### [GIVEN DATA]
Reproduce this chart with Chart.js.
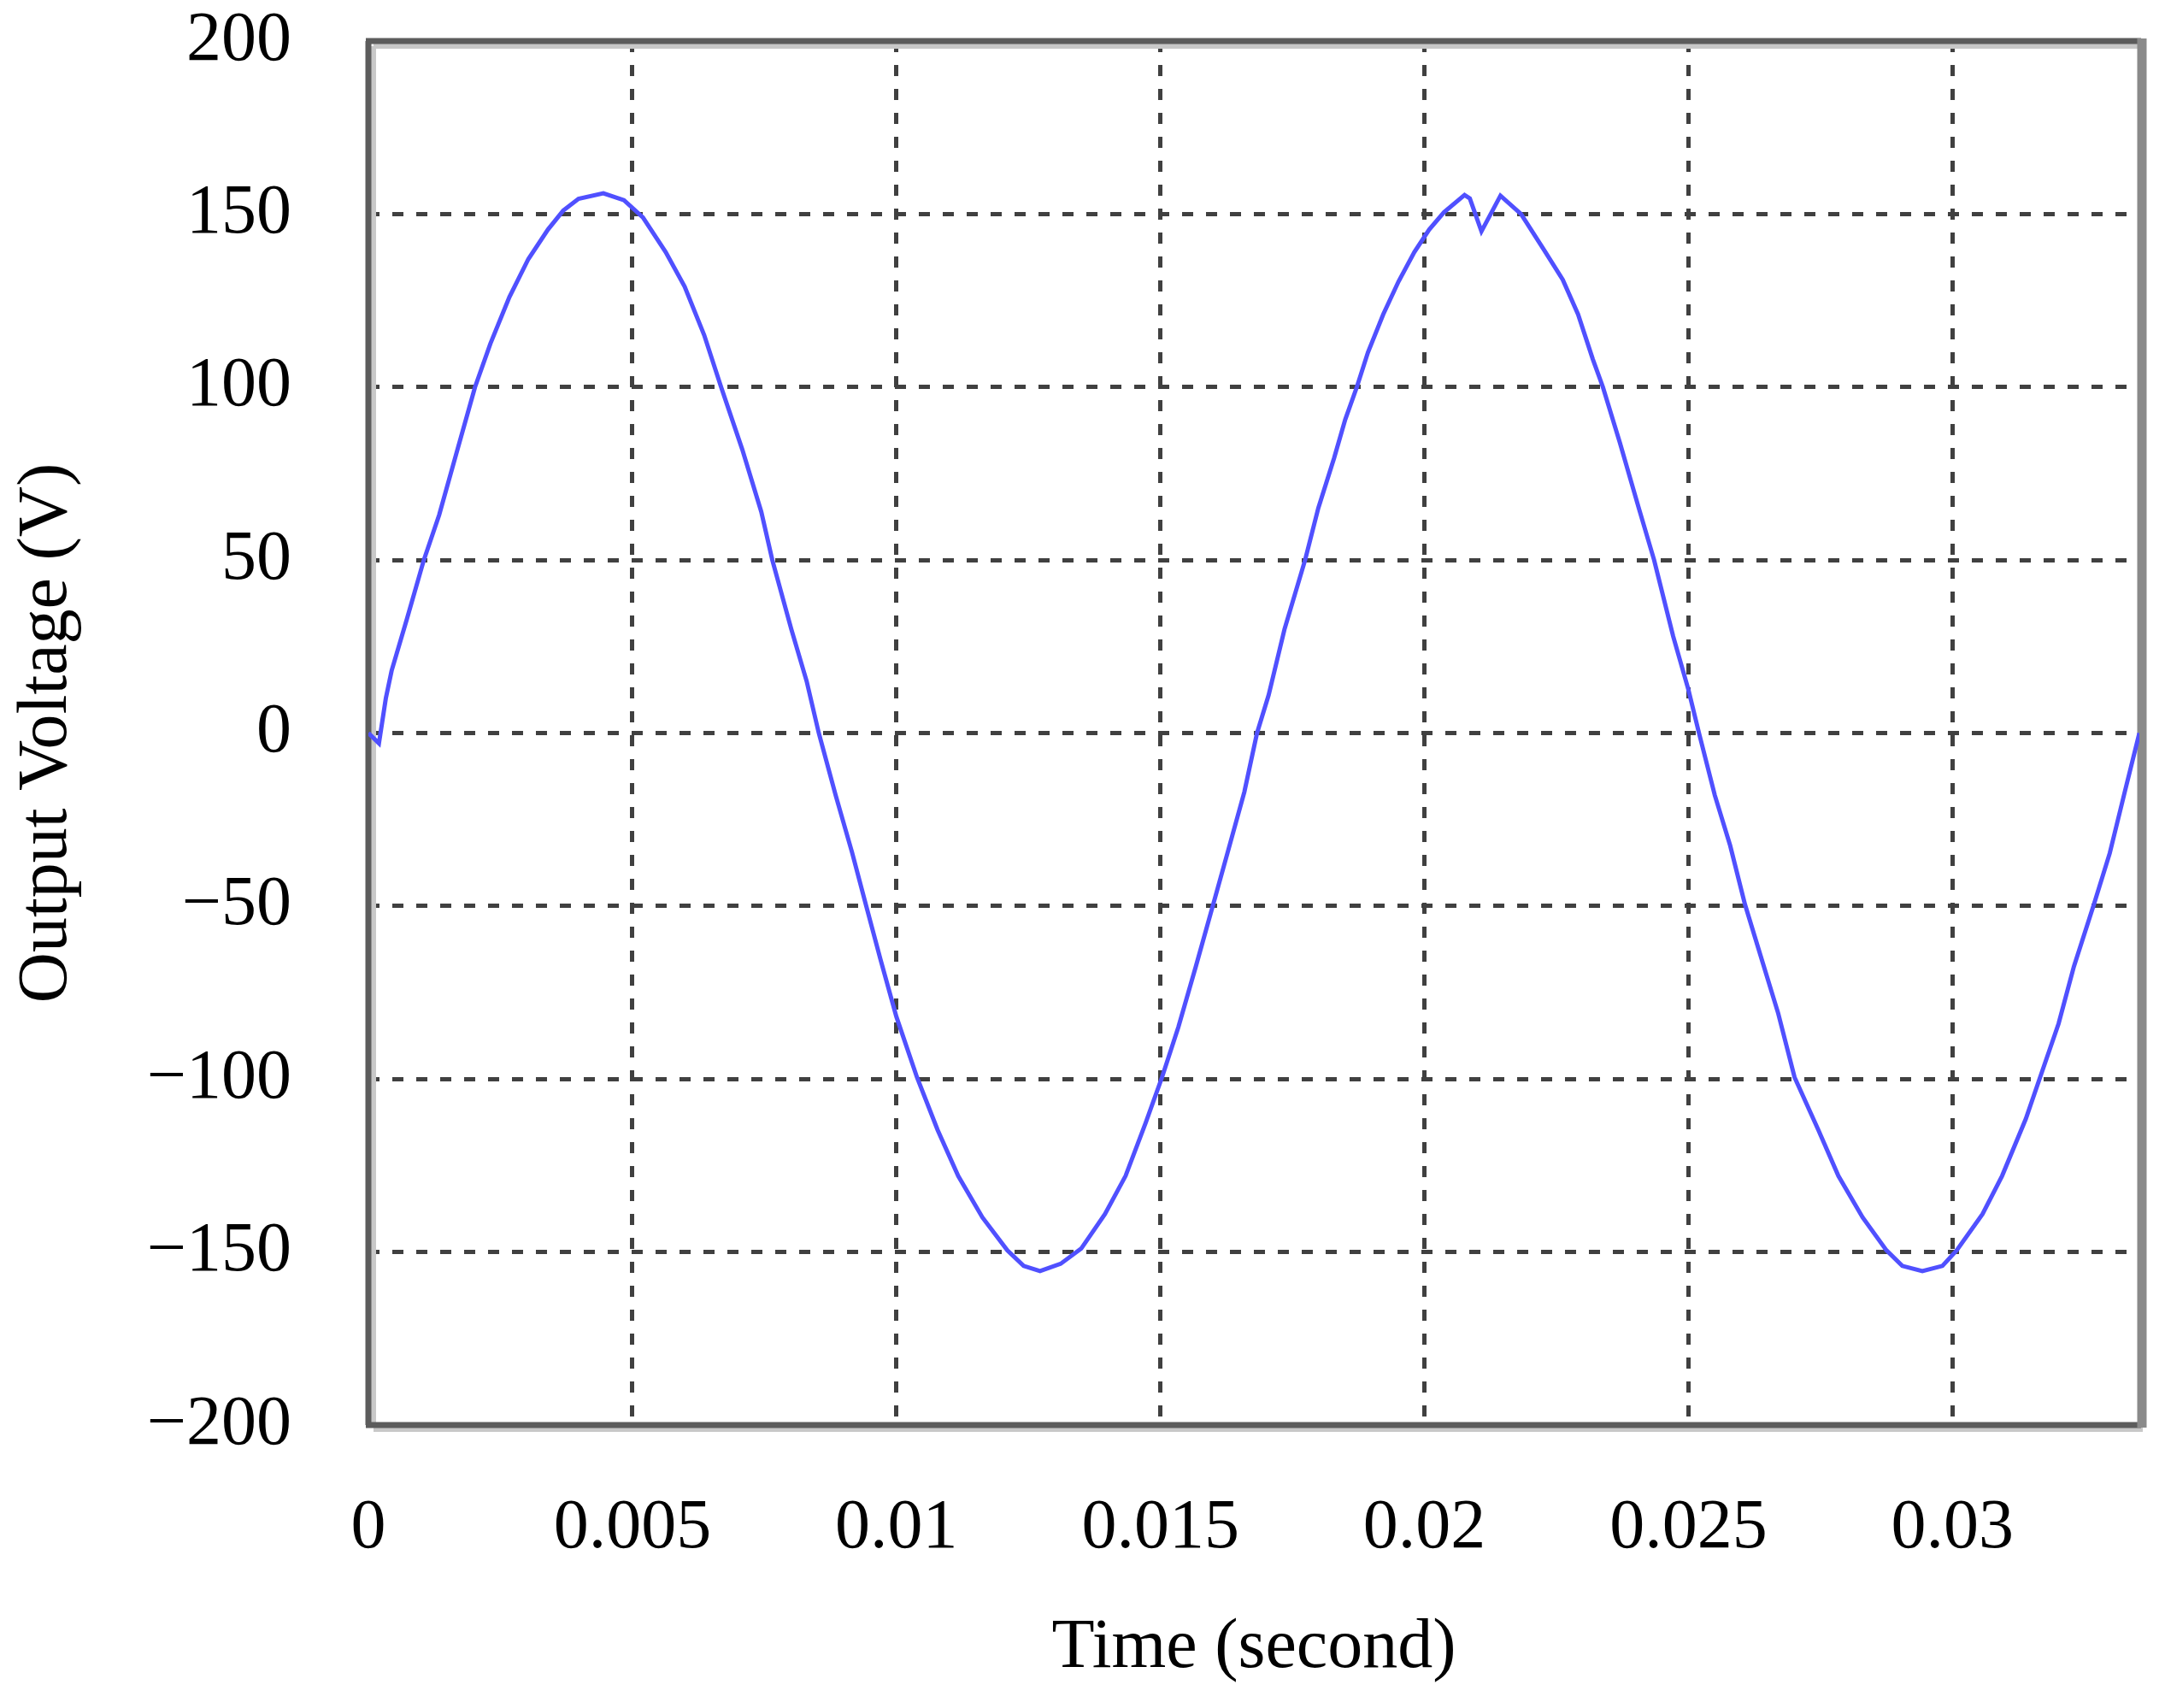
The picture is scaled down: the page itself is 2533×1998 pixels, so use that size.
<!DOCTYPE html>
<html>
<head>
<meta charset="UTF-8">
<title>Output Voltage</title>
<script src="https://cdn.jsdelivr.net/npm/chart.js@4.4.1/dist/chart.umd.min.js"></script>
<style>
  body { margin: 0; background: #ffffff; }
  #graph-container { width: 2533px; height: 1998px; }
</style>
</head>
<body>

<div id="graph-container">
  <canvas id="line-chart"></canvas>
</div>

<script type="text/javascript">

// time (s) and output voltage (V)
var timeValues = [
  0, 0.0002, 0.00033, 0.00044, 0.00073, 0.00105, 0.00134, 0.00167, 0.00202, 0.00231,
  0.00267, 0.00303, 0.0034, 0.00369, 0.00398, 0.00445, 0.00484, 0.0052, 0.00563, 0.00599,
  0.00636, 0.00668, 0.00708, 0.00744, 0.00765, 0.00801, 0.0083, 0.00853, 0.00885, 0.00916,
  0.00942, 0.0097, 0.01, 0.01039, 0.01078, 0.01117, 0.01163, 0.0121, 0.01241, 0.01272,
  0.01311, 0.0135, 0.01395, 0.01434, 0.01472, 0.01503, 0.01534, 0.01567, 0.016, 0.01627,
  0.01659, 0.01683, 0.01705, 0.01735, 0.01774, 0.01799, 0.01829, 0.0185, 0.01872, 0.01893,
  0.01922, 0.01951, 0.01981, 0.02009, 0.02037, 0.02076, 0.02086, 0.02108, 0.02144, 0.02183,
  0.02225, 0.02262, 0.02291, 0.02319, 0.02338, 0.0237, 0.02406, 0.02435, 0.02471, 0.025,
  0.0252, 0.0255, 0.02579, 0.02607, 0.02641, 0.0267, 0.02701, 0.02746, 0.02784, 0.0283,
  0.02875, 0.02905, 0.02943, 0.02981, 0.03008, 0.03057, 0.03094, 0.03139, 0.03166, 0.03201,
  0.0323, 0.03268, 0.03298, 0.03328, 0.03354
];
var voltageValues = [
  0, -3, 10, 18, 33, 50, 63, 81, 100, 112.5,
  126, 137, 145.5, 151, 154.4, 156, 154, 149, 139, 129,
  115, 100, 82, 64, 50, 30, 15, 0, -18, -34.5,
  -49.5, -65.5, -82, -99.5, -114.7, -128, -140, -149.5, -154, -155.5,
  -153.4, -149, -139, -128, -112.7, -99.5, -85, -67.5, -49.5, -34.7,
  -17, 0, 11, 30, 50, 65, 79.5, 90.6, 100, 110,
  121, 130.5, 139, 145.5, 150.5, 155.5, 154.5, 145, 155.3, 150,
  140, 131, 121, 108, 100, 84, 65, 50, 28, 12.5,
  0, -18, -32.5, -49.5, -66.5, -81, -99.5, -114.7, -128, -140,
  -149.5, -154, -155.5, -154, -149.5, -139, -128, -111.5, -99.5, -84,
  -67.5, -49.5, -34.7, -16, 0
];

var xTicks = [0, 0.005, 0.01, 0.015, 0.02, 0.025, 0.03];
var xTickLabels = ['0', '0.005', '0.01', '0.015', '0.02', '0.025', '0.03'];
var yTicks = [-200, -150, -100, -50, 0, 50, 100, 150, 200];
var yTickLabels = ['\u2212200', '\u2212150', '\u2212100', '\u221250', '0', '50', '100', '150', '200'];

var xMin = 0, xMax = 0.03354;
var yMin = -200, yMax = 200;

var serif = "'Liberation Serif', 'Times New Roman', serif";

var puntos = [];
for (var i = 0; i < timeValues.length; i++) {
  puntos.push({ x: timeValues[i], y: voltageValues[i] });
}

// frame round the plot, dark line with a light grey shadow
var marco = {
  id: 'marco',
  beforeDatasetsDraw: function(chart) {
    var a = chart.chartArea;
    var ctx = chart.ctx;
    ctx.save();
    ctx.strokeStyle = '#c8c8c8';
    ctx.lineWidth = 6;
    ctx.beginPath();
    ctx.moveTo(a.left + 6, a.bottom + 5);
    ctx.lineTo(a.right + 4, a.bottom + 5);
    ctx.moveTo(a.left + 6, a.top + 6);
    ctx.lineTo(a.right, a.top + 6);
    ctx.moveTo(a.left + 6, a.top + 6);
    ctx.lineTo(a.left + 6, a.bottom);
    ctx.stroke();
    ctx.strokeStyle = '#5c5c5c';
    ctx.lineWidth = 7;
    ctx.beginPath();
    ctx.moveTo(a.left - 3, a.top);
    ctx.lineTo(a.right + 2, a.top);
    ctx.moveTo(a.left - 3, a.bottom);
    ctx.lineTo(a.right + 2, a.bottom);
    ctx.moveTo(a.left, a.top);
    ctx.lineTo(a.left, a.bottom);
    ctx.stroke();
    ctx.strokeStyle = '#8a8a8a';
    ctx.lineWidth = 11;
    ctx.beginPath();
    ctx.moveTo(a.right + 3, a.top - 3);
    ctx.lineTo(a.right + 3, a.bottom + 3);
    ctx.stroke();
    ctx.restore();
  }
};

var ctx = document.getElementById('line-chart').getContext('2d');
var chartJS = new Chart(ctx, {
  type: 'scatter',
  data: {
    datasets: [{
      label: 'Output Voltage',
      data: puntos,
      showLine: true,
      borderColor: '#5050ff',
      borderWidth: 5,
      pointRadius: 0,
      tension: 0,
      fill: false
    }]
  },
  options: {
    responsive: true,
    maintainAspectRatio: false,
    animation: false,
    layout: { padding: { left: 6, right: 30, top: 48, bottom: 20 } },
    plugins: {
      legend: { display: false },
      tooltip: { enabled: false }
    },
    scales: {
      x: {
        type: 'linear',
        min: xMin,
        max: xMax,
        afterBuildTicks: function(scale) {
          scale.ticks = xTicks.map(function(v) { return { value: v }; });
        },
        afterFit: function(scale) { scale.height = 311; },
        grid: { color: '#404040', lineWidth: 5, drawTicks: false },
        border: { display: false, dash: [13, 15] },
        ticks: {
          padding: 80,
          maxRotation: 0,
          color: '#000000',
          font: { family: serif, size: 82, lineHeight: 1 },
          callback: function(value, index) { return xTickLabels[index]; }
        },
        title: {
          display: true,
          text: 'Time (second)',
          color: '#000000',
          padding: { top: 0, bottom: 0 },
          font: { family: serif, size: 82 }
        }
      },
      y: {
        type: 'linear',
        min: yMin,
        max: yMax,
        afterBuildTicks: function(scale) {
          scale.ticks = yTicks.map(function(v) { return { value: v }; });
        },
        afterFit: function(scale) {
          scale.width = 425;
          scale.paddingTop = 0;
          scale.paddingBottom = 0;
        },
        grid: { color: '#404040', lineWidth: 5, drawTicks: false },
        border: { display: false, dash: [13, 15] },
        ticks: {
          padding: 90,
          color: '#000000',
          font: { family: serif, size: 82, lineHeight: 1 },
          callback: function(value, index) { return yTickLabels[index]; }
        },
        title: {
          display: true,
          text: 'Output Voltage (V)',
          color: '#000000',
          padding: { top: 0, bottom: 0 },
          font: { family: serif, size: 82 }
        }
      }
    }
  },
  plugins: [marco]
});

</script>
</body>
</html>
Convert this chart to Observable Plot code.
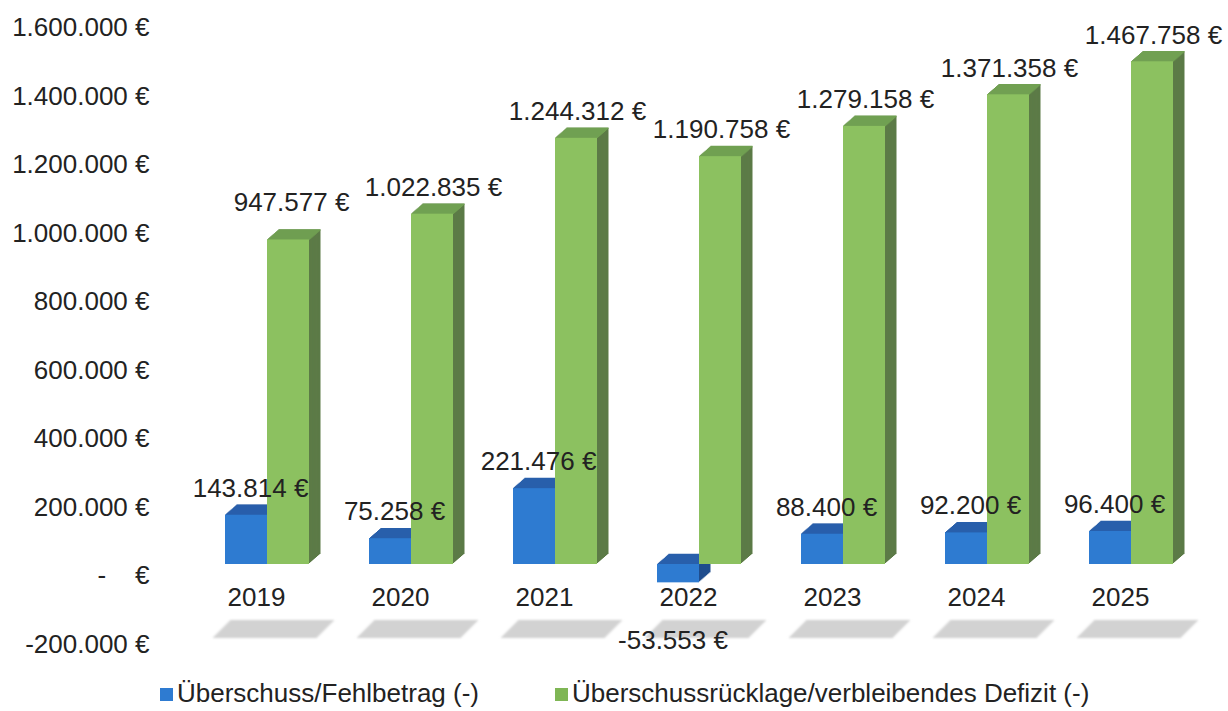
<!DOCTYPE html>
<html>
<head>
<meta charset="utf-8">
<script src="https://cdn.jsdelivr.net/npm/d3@7"></script>
<script src="https://cdn.jsdelivr.net/npm/@observablehq/plot@0.6"></script>
<style>
  body { margin: 0; background: #fff; }
  #wrap { position: relative; width: 1228px; height: 711px; font-family: "Liberation Sans", Arial, sans-serif; color: #222; }
  #chart svg g[aria-label="dot"] { filter: blur(1.2px); }
  .sw { position: absolute; width: 13px; height: 13px; }
  .lt { position: absolute; font-size: 26px; line-height: 30px; white-space: nowrap; color: #222; }
</style>
</head>
<body>
<div id="wrap">
  <div id="chart"></div>
  <span class="sw" style="left:160px;top:688px;background:#2e7bd1"></span>
  <span class="lt" style="left:177px;top:678px">Überschuss/Fehlbetrag (-)</span>
  <span class="sw" style="left:555px;top:688px;background:#7fb655"></span>
  <span class="lt" style="left:572px;top:678px">Überschussrücklage/verbleibendes Defizit (-)</span>
</div>
<script>
const years = ["2019", "2020", "2021", "2022", "2023", "2024", "2025"];
const ueberschuss = [143814, 75258, 221476, -53553, 88400, 92200, 96400];
const ruecklage = [947577, 1022835, 1244312, 1190758, 1279158, 1371358, 1467758];
const yTicks = [-200000, 0, 200000, 400000, 600000, 800000, 1000000, 1200000, 1400000, 1600000];

const blueData = years.map((year, i) => ({year, value: ueberschuss[i], i}));
const greenData = years.map((year, i) => ({year, value: ruecklage[i], i}));

const locale = d3.formatLocale({decimal: ",", thousands: ".", grouping: [3], currency: ["", " €"], minus: "-"});
const num = locale.format(",.0f");
const euro = v => num(v) + " €";
const axisFmt = v => v === 0 ? "-\u00a0\u00a0\u00a0\u00a0€" : euro(v);

const DEPTH = 10, SX = 1.15, SY = 1;
const HALF = 21;

function bar3d(data, off, front, top, side) {
  const marks = [];
  for (let k = DEPTH; k >= 1; k--) {
    marks.push(Plot.barY(data, {x: "year", y: "value", fill: side, dx: off + SX * k, dy: -SY * k}));
  }
  for (let k = DEPTH; k >= 0; k--) {
    marks.push(Plot.tickY(data, {x: "year", y: d => Math.max(0, d.value), stroke: top, strokeWidth: 1.6, dx: off + SX * k, dy: -SY * k}));
  }
  marks.push(Plot.barY(data, {x: "year", y: "value", fill: front, dx: off}));
  return marks;
}

const shadow = {
  draw(ctx) {
    ctx.moveTo(-42, -9);
    ctx.lineTo(62, -9);
    ctx.lineTo(44, 9);
    ctx.lineTo(-60, 9);
    ctx.closePath();
  }
};

const chart = Plot.plot({
  width: 1228,
  height: 670,
  marginTop: 16,
  marginBottom: 37.5,
  marginLeft: 192.75,
  marginRight: 23.75,
  style: {fontFamily: '"Liberation Sans", Arial, sans-serif', fontSize: "26px", color: "#222", background: "#fff"},
  x: {type: "band", domain: years, paddingInner: 0.7093, paddingOuter: 0.3547, axis: null},
  y: {domain: [-200000, 1600000], axis: null},
  marks: [
    Plot.dot(years, {x: d => d, frameAnchor: "bottom", dy: -4, dx: 5, symbol: shadow, fill: "#d2d2d2", stroke: "none"}),
    ...bar3d(blueData, -HALF, "#2e7bd1", "#285fab", "#1f4d8d"),
    ...bar3d(greenData, HALF, "#8cc160", "#71a052", "#5c7b47"),
    Plot.axisY({ticks: yTicks, tickFormat: axisFmt, tickSize: 0, tickPadding: 43.75, dy: 11.5, fill: "#222", label: null}),
    Plot.text(years, {x: d => d, text: d => d, frameAnchor: "bottom", dy: -27.5, dx: -11, fill: "#222"}),
    Plot.text(blueData.filter(d => d.value >= 0), {x: "year", y: "value", text: d => euro(d.value), dx: -HALF + 4, dy: -27, fill: "#222"}),
    Plot.text(blueData.filter(d => d.value < 0), {x: "year", y: "value", text: d => euro(d.value), dx: -HALF - 5.5, dy: 58, fill: "#222"}),
    Plot.text(greenData.filter(d => d.i === 0), {x: "year", y: "value", text: d => euro(d.value), dx: HALF + 3, dy: -37, fill: "#222"}),
    Plot.text(greenData.filter(d => d.i > 0), {x: "year", y: "value", text: d => euro(d.value), dx: HALF + 1, dy: -26.5, fill: "#222"})
  ]
});
document.getElementById("chart").appendChild(chart);
</script>
</body>
</html>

### [TASK BRIEF]
List all lines above in which the string "with" appears.

### [WRITTEN RESPONSE]
Reproduce this chart with Chart.js.
// frame round the plot, dark line with a light grey shadow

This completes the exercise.